Dickens doubted the attainment of lasting world peace through Britain's infliction of war, diplomacy, and law on dependent nations. His distaste for colonial excesses cropped up in unforeseen places—for example, in chapter 17 of American Notes for General Circulation (1842), a denunciation of the Southern plantation system in which he warns of future imperialism in the United States with the enslavement of “human cattle” (Dickens 1867, 115). He referred to imperial greed and to the empire's destruction of social institutions in Martin Chuzzlewit (1844) and promoted marriage and domesticity over imperial treasures in The Mystery of Edwin Drood, left incomplete at Dickens's death in 1870. In Bleak House (1853), Dickens satirizes Mr. Baguet's purchase of a brace of fowls as an imperial luxury. In a speech in London to parodists on May 20, 1865, he warned of the excesses of an empire in which the press has no critical voice. However, in his summation for young readers of the British past, A Child’s History of England (1853), he lessened charges against the British by sanitizing events and concluding with a salute to Queen Victoria for her benevolence.

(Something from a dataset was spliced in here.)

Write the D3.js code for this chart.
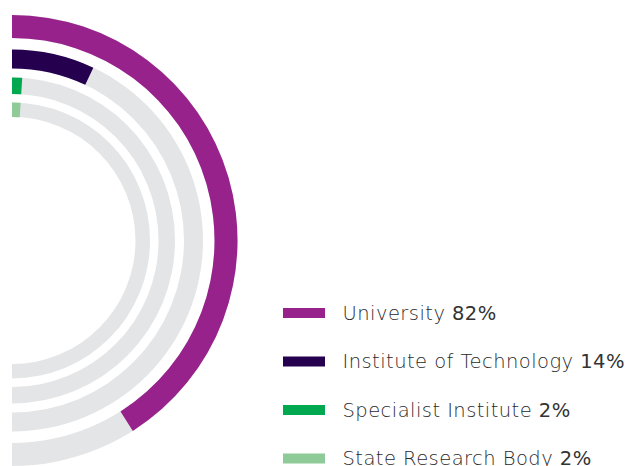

In his most enduring works, Dickens dipped into particulars of malfeasance from the empire, including administrative corruption, diaspora, and the transportation of felons to alleviate overcrowded prisons. In A Tale of Two Cities (1859), he employs a doppelganger motif to contrast the cynical barrister Sydney Carton with his lookalike, the family man and condemned Bastille prisoner Charles Darnay. Carton takes the place of Darnay at the guillotine as a victim of the French Revolution, which executed Louis XVI and Marie Antoinette and ended the king's rapacious, self-indulgent reign. Great Expectations (1860-61), a classic bildungsro- man, idealizes New South Wales, Australia, as a second chance for Abel Magwitch, a con man and thwarted father. While England built its treasury in the mid-1800s on investments in imperial holdings, Dickens shamed the exploiter and enslaver for accumulated human failings, particularly the degrading effects of a fleet of derelict ships fitted out as floating prisons. Like Alice Brown Marwood, returned from transportation in Dombey and Son (1846-48), the escaped convict Magwitch returns to London after making his fortune in Australia's sheep market. He conveniently frees the motherland of colonial contamination by dying of pneumonia after a self-sacrificing feat, the drowning of Compeyson, a more virulent criminal.

For vehement writing against inhumanity, Dickens earned a major place among world authors. Queen Victoria and gothic masters Edgar Allan Poe and Wilkie Collins were among his millions of readers; his concern for the underdog influenced the peasant stories of the Nigerian author CHINUA ACHEBE and the postcolonial fiction of RUTH PRAWER JHABVALA, a survivor of the Holocaust. Hollywood increased Dickens's fan base. In 1946, director David Lean featured Finlay Currie as the convict Magwitch in a film version of Great Expectations. Subsequent remakes starred James Mason as Magwitch in 1974, Anthony Hopkins 1989, and Robert De Niro in 1998. In 1933, the satirist Evelyn Waugh assembled strands of Dickens's gothic plots for a short story, “The Man Who Liked Dickens,” set in the Amazonian jungle of Brazil.

Sources

Dickens, Charles. American Notes for General

Circulation. Boston: Ticknor and Fields, 1867.

----- . The Annotated Dickens. 2 vols. Edited by Edward Guiliano and Philip Collins. New York: Clarkson N. Potter, 1986.

Moore, Grace. Dickens and Empire: Discourses of Class, Race, and Colonialism in the Works of Charles Dickens. Aldershot, U.K.: Ashgate, 2004.